Yine, kapatma davasına da baktığımızda, aslında yargının ne kadar tarafsız ve bağımsız olmadığını ve aslında siyasi temennilerle hareket ettiğini görebiliyoruz. Bunu nereden biliyoruz? Partimize yönelik kapatma davasına ilişkin ilk iddianame tarihi 17 Mart 2021 yani MHP Büyük Kongresi'nden bir gün önce, Cumhur İttifakı ortağının büyük kongresinden bir gün önce. Yine, Anayasa Mahkemesinin eksik bularak iade ettiği iddianame tekrardan -hiçbir eksiklik de giderilmeden- ikinci iddianame ne zaman geliyor? Bu sefer de 7 Haziran seçimlerinin yıl dönümünde tekrar Anayasa Mahkemesine sunuluyor. 7 Haziranın önemi ne? Aslında, HDP'nin başarısıyla AKP'nin yenilmezlik mitinin tarumar edildiği ve tek başına AKP'nin iktidar olamadığı seçim olarak karşımıza çıkıyor. Yani aslında bu iki durum bile yargının nasıl siyasi temennilerle ve iktidarın temennileri, baskısı ve yönlendirmesiyle hareket ettiğini bize göstermekte.
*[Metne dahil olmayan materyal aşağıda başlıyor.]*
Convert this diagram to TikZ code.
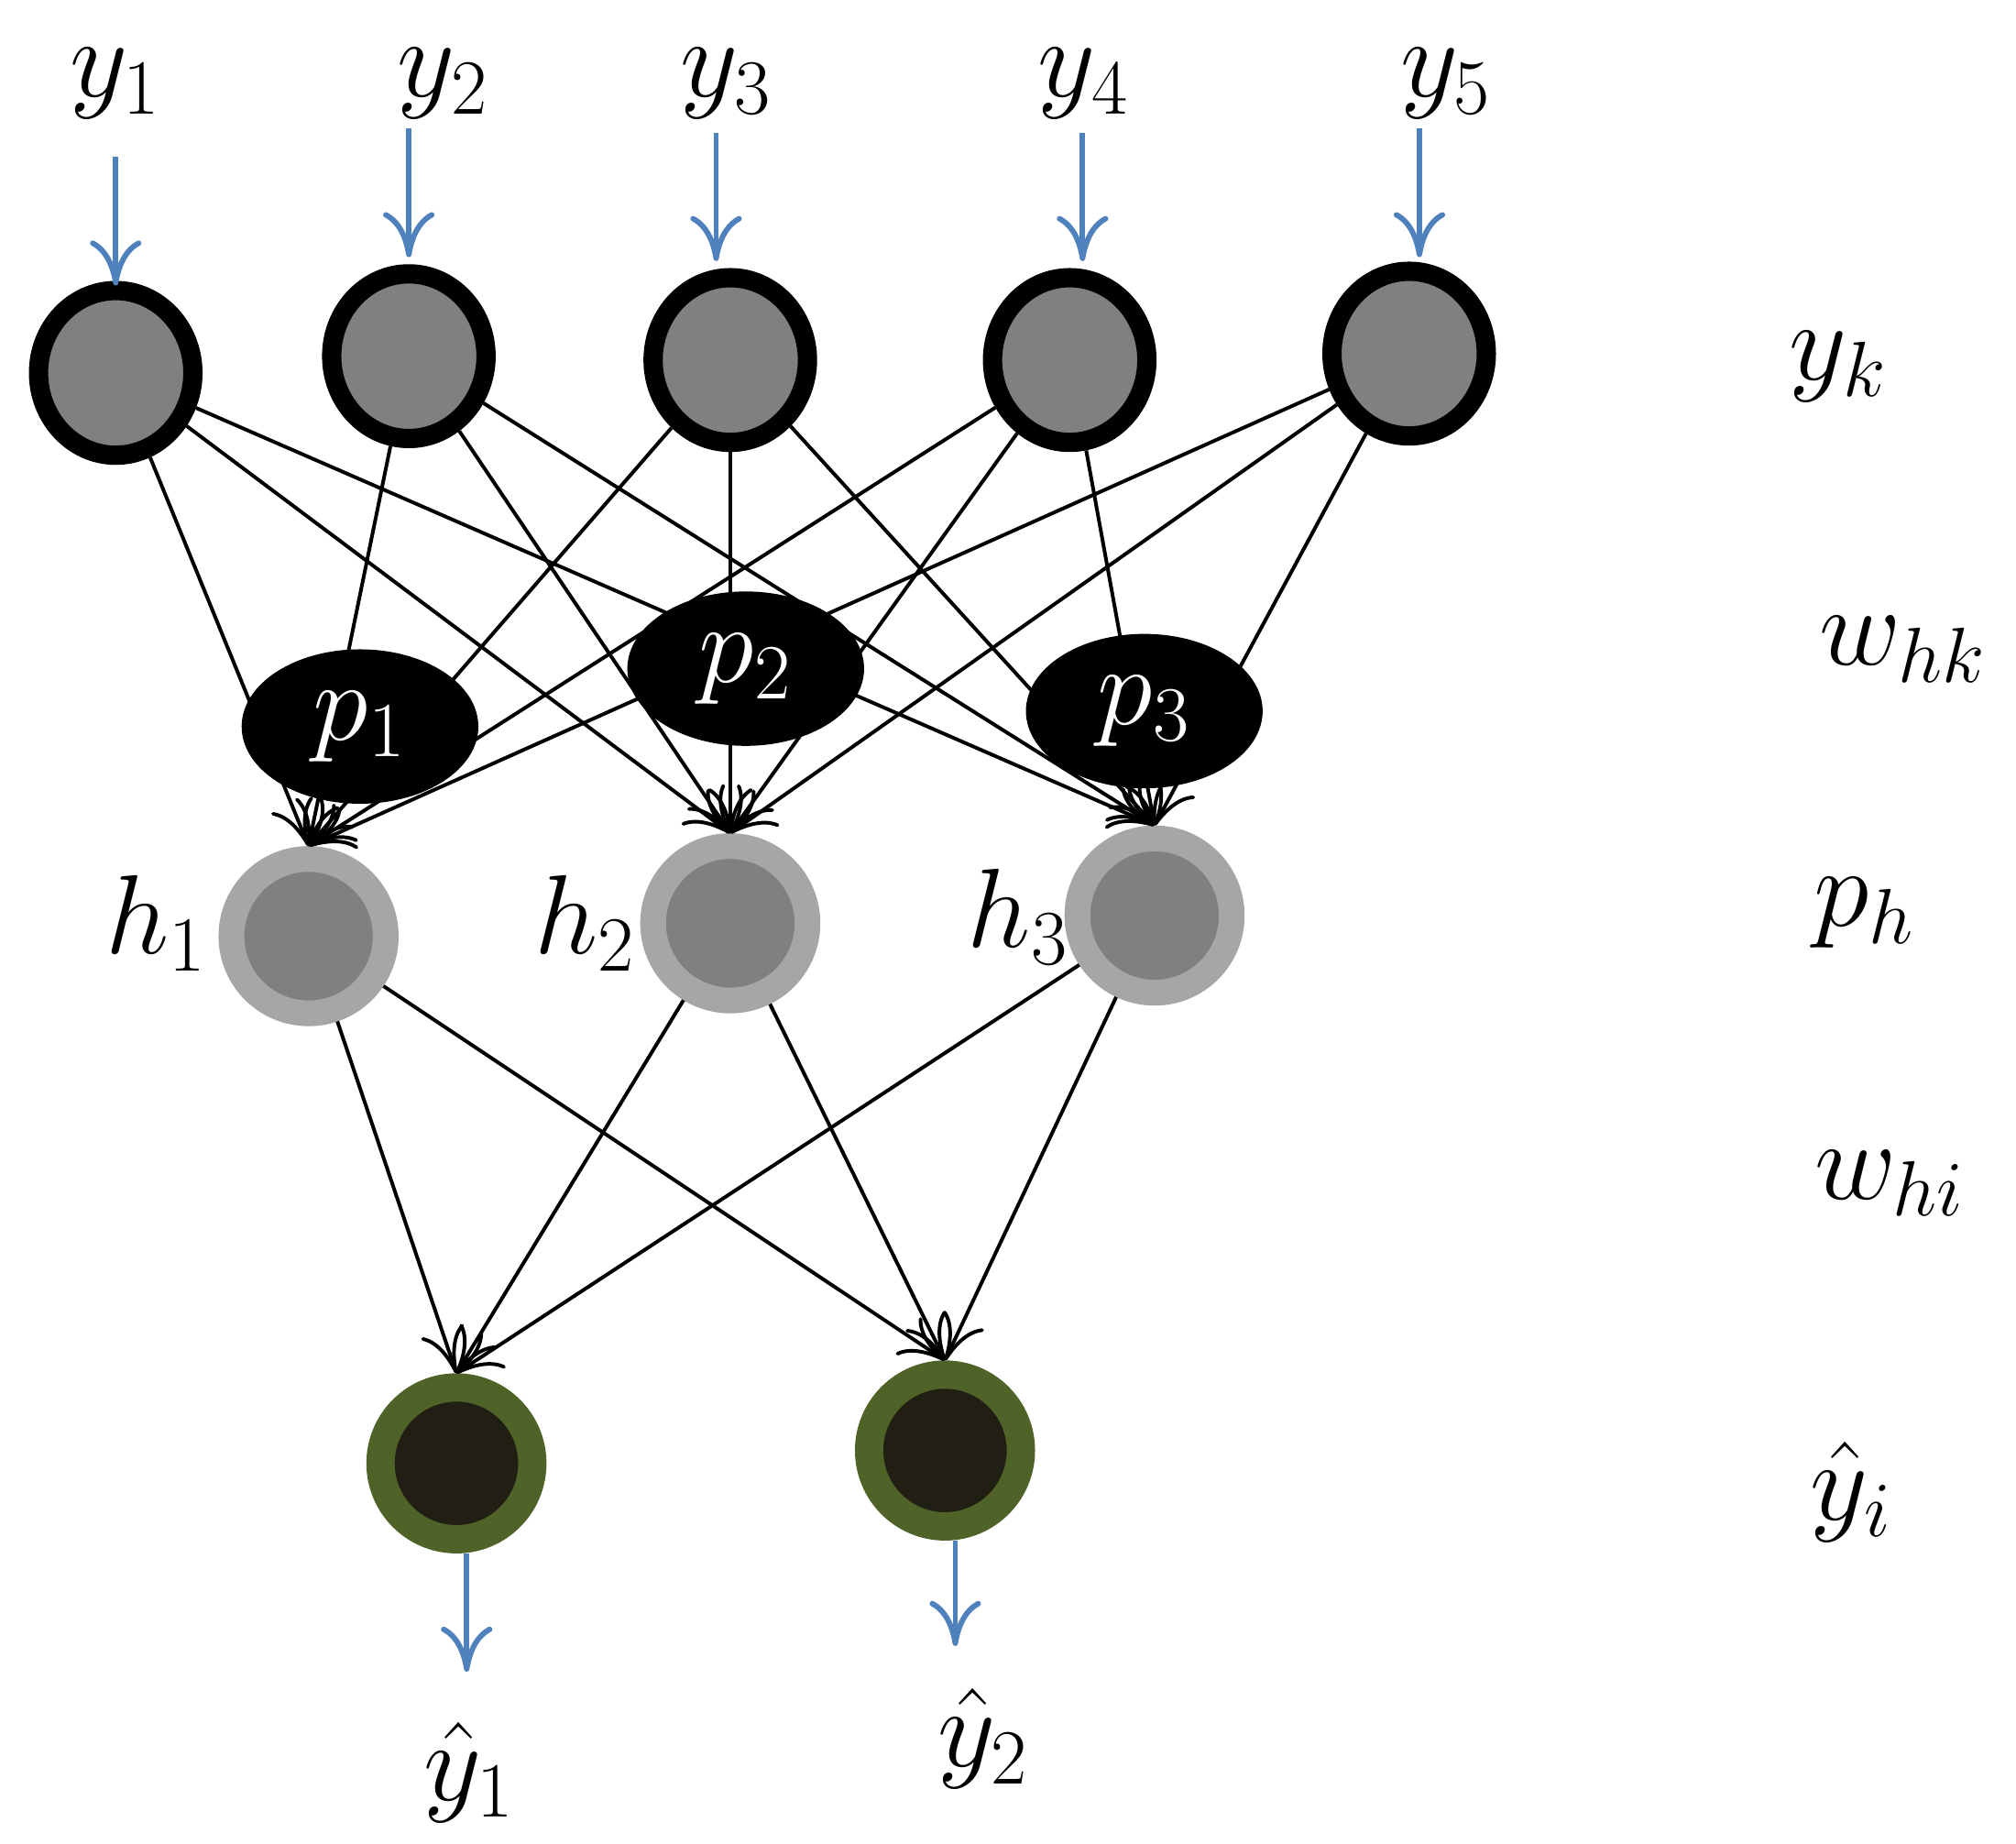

Tabii, aslında Hitler'in yargıçları ve Führer devletinin inşası üzerine bu konuya biraz değinmek istiyordum ama vakit kalmadığı için sadece şunu söyleyeyim: Adaletin küçüldüğü ülkelerde büyük olan artık suçlulardır Sayın Bakan. Bugün artık Türkiye'de çok çok büyük suçlular var.

Ali Şeriati'nin güzel bir tavsiyesi vardır, size tekrar hatırlatmak isterim, "Yola Ebû Zer çıkıp Muaviye olmayın." der. Ben de bunu iktidar partisinin yetkililerine ve Sayın Bakanımıza tekrardan hatırlatmak istiyorum. Çünkü bu durum, ülkeyi daha fazla sorunla karşı karşıya bırakma noktasına götürüyor.

BAŞKAN CEVDET YILMAZ - Son cümlenizi alabilirsem.

HÜSEYİN KAÇMAZ (Şırnak) - Tabii.

Sadece şunu size söyleyeyim: Türkiye'de Kürt meselesini çözmediğimiz için 20 Temmuz 2015'ten bu yana en az 6.264 kişi saldırı ve çatışmalarda can verdi ve hep birlikte buna son vermeye çalışacağız.

BAŞKAN CEVDET YILMAZ - Evet, sürenizi aştınız. Teşekkür ediyorum.

HÜSEYİN KAÇMAZ (Şırnak) - Teşekkürler.